A few years ago my father in law died. At lunchtime. In August.
Have you ever tried getting a funeral director quickly in Milano at that time, during that month ? Fat chance.
The paramedics had made a mess, it was an emergency, that it just how it is.
My father in law was a proud and dignified man.
The only practical thing I could do to help my husband and my brother-in-law was spare them seeing him at the end of his life disheveled and stripped of his dignity. So I washed and dressed him. Not something I was every culturally prepared for, but it helped that I knew, that if he knew, he would have appreciated being touched and handled with respect and care.
And I don’t think I cried, I just did it, it felt right and I knew I was doing the right thing and I was the only family member who could it. I liked having something useful i could do that made things better,or at least stopped them being worse.
And yet tonight, when Rosie, my littlest doggie, my first ever doggy, slipped away like we knew she would, I buried her with no stiff upper lip to be found.
If you had given me the scenarios in the hypothetical I’d have told you that I simply couldn’t do the first, cos I’d fall apart at the seams, and the second would be easier cos I have had to bury pets before and the first cut is the deepest.
But I was wrong. I haven't built up any immunity at all.
Maybe I just like animals more than humans. Although I don’t think that is true. But maybe I don’t know myself as well as I thought I did.
Or maybe I can only grieve openly and unreservedly if a enthusiastic face licking and trying to trip me up twenty times a day is part of the relationship.
Mario already leaves his clothes lying around everywhere like deathtraps.

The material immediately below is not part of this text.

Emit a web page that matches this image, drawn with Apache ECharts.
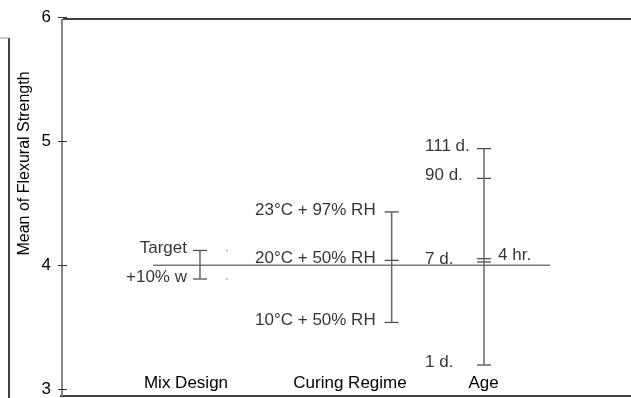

Maybe if he slobbers on my face instead of kissing me in the morning he’ll up his chances of a properly mournful widow.
Cos I have already decided he is going first.
Because I want to lay him out, so the last hand that ever touches him on this earth is the one who loves him the most.
Although I’m not sure he is too happy about his placement in the queue of mortality organized behind his back.
Do I make sense ?
Is my heart broken ?
My son, who will have some unhappy news in the morning, is snoring loudly, which means he is breathing and I have kept my sense of proportion.
I have a stubbed toe, not a broken back.
But it hurts, it really fucking hurts.